# Start of RAW DATA
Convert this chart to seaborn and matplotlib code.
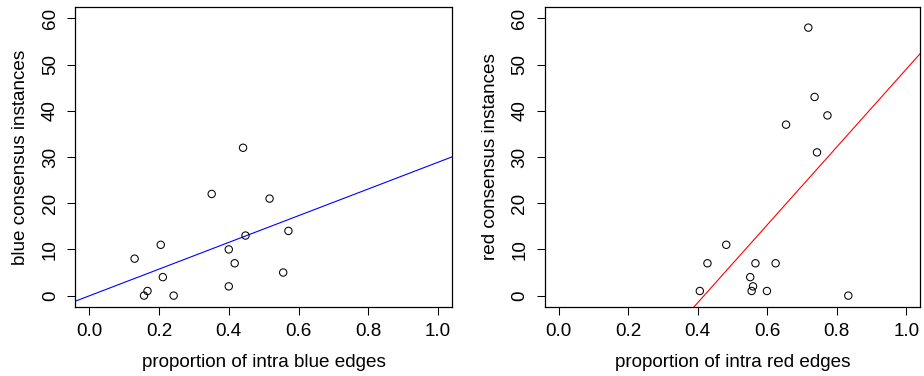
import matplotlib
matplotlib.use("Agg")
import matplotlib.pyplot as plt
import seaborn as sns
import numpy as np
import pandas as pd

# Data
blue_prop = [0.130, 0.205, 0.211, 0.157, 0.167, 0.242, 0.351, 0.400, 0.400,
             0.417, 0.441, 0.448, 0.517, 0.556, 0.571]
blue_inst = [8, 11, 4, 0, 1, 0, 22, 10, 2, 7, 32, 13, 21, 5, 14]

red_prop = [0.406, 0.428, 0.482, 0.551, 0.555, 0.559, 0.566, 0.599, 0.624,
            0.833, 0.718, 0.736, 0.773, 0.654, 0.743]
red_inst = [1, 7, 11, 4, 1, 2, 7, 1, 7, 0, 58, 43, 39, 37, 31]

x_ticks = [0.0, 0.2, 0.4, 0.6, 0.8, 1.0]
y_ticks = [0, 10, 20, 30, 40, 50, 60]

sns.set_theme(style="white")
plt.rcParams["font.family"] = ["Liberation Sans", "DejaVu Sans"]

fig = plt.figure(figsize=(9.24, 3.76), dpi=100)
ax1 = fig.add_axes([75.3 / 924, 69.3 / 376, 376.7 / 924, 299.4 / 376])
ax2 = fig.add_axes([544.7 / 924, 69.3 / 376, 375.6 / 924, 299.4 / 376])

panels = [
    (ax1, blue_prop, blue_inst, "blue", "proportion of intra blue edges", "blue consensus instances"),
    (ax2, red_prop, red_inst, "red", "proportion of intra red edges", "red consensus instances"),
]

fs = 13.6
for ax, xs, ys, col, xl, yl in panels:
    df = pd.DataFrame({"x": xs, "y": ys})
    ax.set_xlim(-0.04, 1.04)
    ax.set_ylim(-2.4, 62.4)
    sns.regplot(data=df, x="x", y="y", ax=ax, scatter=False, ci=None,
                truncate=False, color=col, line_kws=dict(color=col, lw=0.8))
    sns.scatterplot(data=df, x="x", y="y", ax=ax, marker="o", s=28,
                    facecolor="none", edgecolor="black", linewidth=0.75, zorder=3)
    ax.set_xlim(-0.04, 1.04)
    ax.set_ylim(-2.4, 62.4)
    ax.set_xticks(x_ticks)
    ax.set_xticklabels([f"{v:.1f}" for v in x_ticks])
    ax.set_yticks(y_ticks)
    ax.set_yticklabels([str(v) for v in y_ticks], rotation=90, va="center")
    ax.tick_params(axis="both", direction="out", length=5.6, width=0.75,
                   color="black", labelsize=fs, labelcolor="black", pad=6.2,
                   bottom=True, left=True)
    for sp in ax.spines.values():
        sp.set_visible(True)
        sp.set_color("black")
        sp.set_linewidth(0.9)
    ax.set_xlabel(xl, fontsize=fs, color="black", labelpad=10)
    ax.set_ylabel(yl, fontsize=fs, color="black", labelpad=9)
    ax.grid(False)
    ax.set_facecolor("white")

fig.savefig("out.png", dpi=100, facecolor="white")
# End of RAW DATA
TASK REQUIREMENTS: Extract, from the material above, each line holding the word "seaborn".

EXPECTED ANSWER:
Convert this chart to seaborn and matplotlib code.
import seaborn as sns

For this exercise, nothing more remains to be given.